Your task = Transcribe all of the material below word for word and leave out its pictures.

Data segment =
>> START

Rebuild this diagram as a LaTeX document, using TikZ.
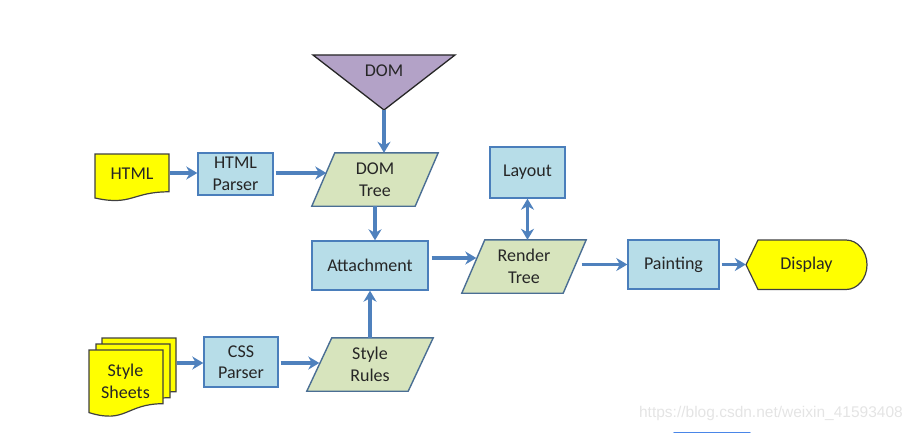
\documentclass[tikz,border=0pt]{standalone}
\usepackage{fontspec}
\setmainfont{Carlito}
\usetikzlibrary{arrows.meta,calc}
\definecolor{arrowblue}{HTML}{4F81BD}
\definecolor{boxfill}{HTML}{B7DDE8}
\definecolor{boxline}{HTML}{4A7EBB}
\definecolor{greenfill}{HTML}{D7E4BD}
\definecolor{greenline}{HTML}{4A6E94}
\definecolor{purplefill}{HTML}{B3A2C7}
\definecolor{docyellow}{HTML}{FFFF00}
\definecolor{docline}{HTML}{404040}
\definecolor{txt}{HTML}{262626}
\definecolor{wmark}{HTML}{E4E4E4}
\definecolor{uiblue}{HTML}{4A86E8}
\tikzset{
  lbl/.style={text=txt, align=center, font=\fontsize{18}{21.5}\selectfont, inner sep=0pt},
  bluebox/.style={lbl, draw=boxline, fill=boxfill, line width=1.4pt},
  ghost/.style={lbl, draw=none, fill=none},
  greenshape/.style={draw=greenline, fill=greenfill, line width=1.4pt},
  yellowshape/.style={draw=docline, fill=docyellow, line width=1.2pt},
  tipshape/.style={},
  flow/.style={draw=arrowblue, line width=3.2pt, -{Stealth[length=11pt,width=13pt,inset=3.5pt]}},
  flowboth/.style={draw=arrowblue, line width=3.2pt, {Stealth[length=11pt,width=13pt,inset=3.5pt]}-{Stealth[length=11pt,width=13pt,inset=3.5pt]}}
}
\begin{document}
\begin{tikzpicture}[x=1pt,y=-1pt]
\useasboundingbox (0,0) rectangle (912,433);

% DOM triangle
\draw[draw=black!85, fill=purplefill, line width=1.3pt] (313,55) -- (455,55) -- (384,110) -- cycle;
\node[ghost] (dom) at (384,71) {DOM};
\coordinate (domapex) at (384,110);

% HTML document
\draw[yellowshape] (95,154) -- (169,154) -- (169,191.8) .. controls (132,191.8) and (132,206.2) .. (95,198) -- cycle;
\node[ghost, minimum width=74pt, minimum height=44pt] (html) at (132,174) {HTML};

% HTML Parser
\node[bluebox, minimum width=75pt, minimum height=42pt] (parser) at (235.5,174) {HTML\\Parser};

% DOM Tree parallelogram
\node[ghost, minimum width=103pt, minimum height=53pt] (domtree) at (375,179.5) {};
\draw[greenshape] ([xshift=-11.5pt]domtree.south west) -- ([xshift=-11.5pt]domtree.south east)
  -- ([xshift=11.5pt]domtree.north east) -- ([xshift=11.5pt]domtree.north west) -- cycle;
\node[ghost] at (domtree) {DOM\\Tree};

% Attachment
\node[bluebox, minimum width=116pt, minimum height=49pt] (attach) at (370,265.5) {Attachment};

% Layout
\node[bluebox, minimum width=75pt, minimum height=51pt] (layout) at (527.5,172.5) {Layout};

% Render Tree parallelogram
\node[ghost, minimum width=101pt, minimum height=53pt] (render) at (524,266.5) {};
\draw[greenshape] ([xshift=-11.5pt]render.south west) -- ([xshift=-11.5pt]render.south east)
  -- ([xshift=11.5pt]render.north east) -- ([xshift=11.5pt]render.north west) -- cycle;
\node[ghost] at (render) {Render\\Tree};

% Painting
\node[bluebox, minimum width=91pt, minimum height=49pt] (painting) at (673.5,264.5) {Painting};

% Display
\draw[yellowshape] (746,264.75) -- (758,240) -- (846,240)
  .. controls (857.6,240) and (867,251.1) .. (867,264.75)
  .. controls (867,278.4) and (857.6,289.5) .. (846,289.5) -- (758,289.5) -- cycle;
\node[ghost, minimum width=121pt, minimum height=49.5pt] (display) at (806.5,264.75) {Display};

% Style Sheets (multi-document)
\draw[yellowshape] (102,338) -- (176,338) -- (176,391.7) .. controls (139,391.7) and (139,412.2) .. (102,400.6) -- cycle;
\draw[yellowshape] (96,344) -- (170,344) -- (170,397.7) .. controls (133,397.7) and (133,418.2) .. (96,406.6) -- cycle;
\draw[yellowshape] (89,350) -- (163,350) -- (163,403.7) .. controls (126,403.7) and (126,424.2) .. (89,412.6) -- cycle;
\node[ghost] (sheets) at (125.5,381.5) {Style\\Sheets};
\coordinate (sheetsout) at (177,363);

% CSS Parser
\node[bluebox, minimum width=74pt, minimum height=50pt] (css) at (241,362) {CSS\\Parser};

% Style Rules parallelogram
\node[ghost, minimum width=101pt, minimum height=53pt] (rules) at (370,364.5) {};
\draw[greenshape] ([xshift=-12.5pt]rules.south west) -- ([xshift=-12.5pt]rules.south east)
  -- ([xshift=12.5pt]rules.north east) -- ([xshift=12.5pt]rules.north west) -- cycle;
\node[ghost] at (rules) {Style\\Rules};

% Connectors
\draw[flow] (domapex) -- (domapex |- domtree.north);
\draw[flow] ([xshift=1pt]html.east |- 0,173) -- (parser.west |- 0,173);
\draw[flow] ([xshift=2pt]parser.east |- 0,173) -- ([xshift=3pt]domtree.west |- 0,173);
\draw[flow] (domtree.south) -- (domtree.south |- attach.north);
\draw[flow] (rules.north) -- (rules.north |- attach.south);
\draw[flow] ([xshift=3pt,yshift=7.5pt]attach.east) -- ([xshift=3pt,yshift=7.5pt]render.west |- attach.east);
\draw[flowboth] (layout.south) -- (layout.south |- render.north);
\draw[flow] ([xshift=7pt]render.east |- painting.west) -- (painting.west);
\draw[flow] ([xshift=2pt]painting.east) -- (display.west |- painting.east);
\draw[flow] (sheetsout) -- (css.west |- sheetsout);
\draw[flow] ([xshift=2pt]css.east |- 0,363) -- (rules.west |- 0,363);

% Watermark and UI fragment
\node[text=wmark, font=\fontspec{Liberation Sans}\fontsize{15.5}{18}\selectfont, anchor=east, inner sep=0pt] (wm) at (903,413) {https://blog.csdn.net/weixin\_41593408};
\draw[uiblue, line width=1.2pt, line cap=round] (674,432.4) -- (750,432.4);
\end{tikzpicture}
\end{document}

>> END

Answer to this problem =
Rebuild this diagram as a LaTeX document, using TikZ.
\documentclass[tikz,border=0pt]{standalone}
\usepackage{fontspec}
\setmainfont{Carlito}
\usetikzlibrary{arrows.meta,calc}
\definecolor{arrowblue}{HTML}{4F81BD}
\definecolor{boxfill}{HTML}{B7DDE8}
\definecolor{boxline}{HTML}{4A7EBB}
\definecolor{greenfill}{HTML}{D7E4BD}
\definecolor{greenline}{HTML}{4A6E94}
\definecolor{purplefill}{HTML}{B3A2C7}
\definecolor{docyellow}{HTML}{FFFF00}
\definecolor{docline}{HTML}{404040}
\definecolor{txt}{HTML}{262626}
\definecolor{wmark}{HTML}{E4E4E4}
\definecolor{uiblue}{HTML}{4A86E8}
\tikzset{
  lbl/.style={text=txt, align=center, font=\fontsize{18}{21.5}\selectfont, inner sep=0pt},
  bluebox/.style={lbl, draw=boxline, fill=boxfill, line width=1.4pt},
  ghost/.style={lbl, draw=none, fill=none},
  greenshape/.style={draw=greenline, fill=greenfill, line width=1.4pt},
  yellowshape/.style={draw=docline, fill=docyellow, line width=1.2pt},
  tipshape/.style={},
  flow/.style={draw=arrowblue, line width=3.2pt, -{Stealth[length=11pt,width=13pt,inset=3.5pt]}},
  flowboth/.style={draw=arrowblue, line width=3.2pt, {Stealth[length=11pt,width=13pt,inset=3.5pt]}-{Stealth[length=11pt,width=13pt,inset=3.5pt]}}
}
\begin{document}
\begin{tikzpicture}[x=1pt,y=-1pt]
\useasboundingbox (0,0) rectangle (912,433);

% DOM triangle
\draw[draw=black!85, fill=purplefill, line width=1.3pt] (313,55) -- (455,55) -- (384,110) -- cycle;
\node[ghost] (dom) at (384,71) {DOM};
\coordinate (domapex) at (384,110);

% HTML document
\draw[yellowshape] (95,154) -- (169,154) -- (169,191.8) .. controls (132,191.8) and (132,206.2) .. (95,198) -- cycle;
\node[ghost, minimum width=74pt, minimum height=44pt] (html) at (132,174) {HTML};

% HTML Parser
\node[bluebox, minimum width=75pt, minimum height=42pt] (parser) at (235.5,174) {HTML\\Parser};

% DOM Tree parallelogram
\node[ghost, minimum width=103pt, minimum height=53pt] (domtree) at (375,179.5) {};
\draw[greenshape] ([xshift=-11.5pt]domtree.south west) -- ([xshift=-11.5pt]domtree.south east)
  -- ([xshift=11.5pt]domtree.north east) -- ([xshift=11.5pt]domtree.north west) -- cycle;
\node[ghost] at (domtree) {DOM\\Tree};

% Attachment
\node[bluebox, minimum width=116pt, minimum height=49pt] (attach) at (370,265.5) {Attachment};

% Layout
\node[bluebox, minimum width=75pt, minimum height=51pt] (layout) at (527.5,172.5) {Layout};

% Render Tree parallelogram
\node[ghost, minimum width=101pt, minimum height=53pt] (render) at (524,266.5) {};
\draw[greenshape] ([xshift=-11.5pt]render.south west) -- ([xshift=-11.5pt]render.south east)
  -- ([xshift=11.5pt]render.north east) -- ([xshift=11.5pt]render.north west) -- cycle;
\node[ghost] at (render) {Render\\Tree};

% Painting
\node[bluebox, minimum width=91pt, minimum height=49pt] (painting) at (673.5,264.5) {Painting};

% Display
\draw[yellowshape] (746,264.75) -- (758,240) -- (846,240)
  .. controls (857.6,240) and (867,251.1) .. (867,264.75)
  .. controls (867,278.4) and (857.6,289.5) .. (846,289.5) -- (758,289.5) -- cycle;
\node[ghost, minimum width=121pt, minimum height=49.5pt] (display) at (806.5,264.75) {Display};

% Style Sheets (multi-document)
\draw[yellowshape] (102,338) -- (176,338) -- (176,391.7) .. controls (139,391.7) and (139,412.2) .. (102,400.6) -- cycle;
\draw[yellowshape] (96,344) -- (170,344) -- (170,397.7) .. controls (133,397.7) and (133,418.2) .. (96,406.6) -- cycle;
\draw[yellowshape] (89,350) -- (163,350) -- (163,403.7) .. controls (126,403.7) and (126,424.2) .. (89,412.6) -- cycle;
\node[ghost] (sheets) at (125.5,381.5) {Style\\Sheets};
\coordinate (sheetsout) at (177,363);

% CSS Parser
\node[bluebox, minimum width=74pt, minimum height=50pt] (css) at (241,362) {CSS\\Parser};

% Style Rules parallelogram
\node[ghost, minimum width=101pt, minimum height=53pt] (rules) at (370,364.5) {};
\draw[greenshape] ([xshift=-12.5pt]rules.south west) -- ([xshift=-12.5pt]rules.south east)
  -- ([xshift=12.5pt]rules.north east) -- ([xshift=12.5pt]rules.north west) -- cycle;
\node[ghost] at (rules) {Style\\Rules};

% Connectors
\draw[flow] (domapex) -- (domapex |- domtree.north);
\draw[flow] ([xshift=1pt]html.east |- 0,173) -- (parser.west |- 0,173);
\draw[flow] ([xshift=2pt]parser.east |- 0,173) -- ([xshift=3pt]domtree.west |- 0,173);
\draw[flow] (domtree.south) -- (domtree.south |- attach.north);
\draw[flow] (rules.north) -- (rules.north |- attach.south);
\draw[flow] ([xshift=3pt,yshift=7.5pt]attach.east) -- ([xshift=3pt,yshift=7.5pt]render.west |- attach.east);
\draw[flowboth] (layout.south) -- (layout.south |- render.north);
\draw[flow] ([xshift=7pt]render.east |- painting.west) -- (painting.west);
\draw[flow] ([xshift=2pt]painting.east) -- (display.west |- painting.east);
\draw[flow] (sheetsout) -- (css.west |- sheetsout);
\draw[flow] ([xshift=2pt]css.east |- 0,363) -- (rules.west |- 0,363);

% Watermark and UI fragment
\node[text=wmark, font=\fontspec{Liberation Sans}\fontsize{15.5}{18}\selectfont, anchor=east, inner sep=0pt] (wm) at (903,413) {https://blog.csdn.net/weixin\_41593408};
\draw[uiblue, line width=1.2pt, line cap=round] (674,432.4) -- (750,432.4);
\end{tikzpicture}
\end{document}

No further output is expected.